Sail Forth- Steer for the deep waters only. Reckless O soul, exploring. I with thee and thou with me. For we are bound where mariner has not yet dared go. And we will risk the ship, ourselves, and all..  —Walt Whitman

W alking down the tree-lined streets of Hillsdale, Michigan, I was overwhelmed with a sense of nostalgia. Though my relationship with this small town of about 8,000 people is only about six years old, I found myself lost on its streets in a tsunami of Americana.

My journey to this moment began about a week ago with a Memorial Day venture through five different cemeteries and 150 years. I’m not always good about remembering. In fact, I’m often guilty of forgetting. The now is much more pressing. Tomorrow is far more urgent. Thank you Sally for pulling me into the past for a few days. Our cemetery tour was a trip to remember our own – my grandparents: Howard and Celia Buis as well as Barkley and Joyce Berry; Sally’s grandparents: Bill and Evelyn Huff plus Roy Sr. and Velma Watson as well as their son and Sally’s father, Roy Watson Jr. The day was full of stories; and remembering.

Along the way, we encountered long forgotten aunts and uncles, great grandparents, family friends, neighbors, and complete strangers. Though few of the individuals whose graves we visited were killed in the line of duty, we tasted a different kind of patriotism and connected with a very intimate form of Memorial Day. We also walked into our personal version of Americana; a place where our memories meld into a story that is more than just ours.  A story built not just on our own memories, but on the memories of others.

Wikipedia says that Americana encompasses “artifacts…related to the cultural history of the United States” or “guiding beliefs” that characterize our nation. Our American ethos, or set of ideals, is built on our national identity, one tied deeply to our collective memories: freedom, loss, trial, victory, purpose, opportunity. We hold these memories within the context of our broad national identify but also within our identities as communities and more acutely within the identify of our families. Our stories are fabulously complex narratives built layer upon layer across geography and generation.

Standing among the tombstones, I was drawn into the drama, tragedy, and triumph surrounding me. Beyond the known family stories, the names, dates, and other artifacts on and around the many graves told other tales. Soldiers, families, Christians, business owners, artists, animal lovers, and myriad other identities etched in eternity. The cemetery reflects the fabric of our nation in an image formed by what is no longer there. Human impressions made upon the canvas of time; shadows left by what we can no longer see but know was once there.

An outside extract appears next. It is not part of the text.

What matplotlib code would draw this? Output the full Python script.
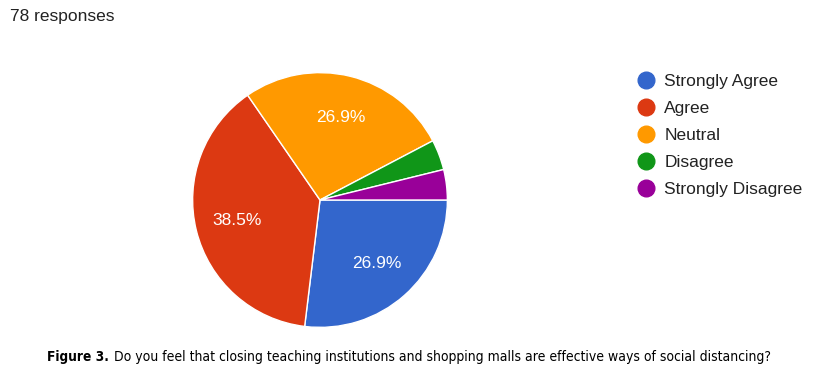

On this street, on this day, I’m struck by the convergence of our Americana. Memorial Day crosses line the main street, marked with the names of local heroes killed in the line of duty: WWI, WWII, Korea ,Vietnam. Flags surround the county courthouse calling attention to our legacy; our American ethos and its memory. Old buildings signal a brighter age yet still find usefulness in an era in which the small town no longer serves as the social and cultural center of our nation.

Time and distance and progress mark the landscape of our country. When we stop for a moment and remember, the distance and time seem less remote. When we pause to listen, the words and events and lessons feel more relevant – maybe even timely. When we let ourselves feel that past, progress and all of its consequences don’t seem quite so inevitable.

Today, walking with my grandson, now 11 months, my connection to that past and the future it engenders feels complete. My part in the story cast in relief beside yours and his and theirs. My grandson’s part now only just beginning and I realize that the tale is truly ours. Ongoing. Unfinished. Optimistically possible. This is Americana, and we are its stewards.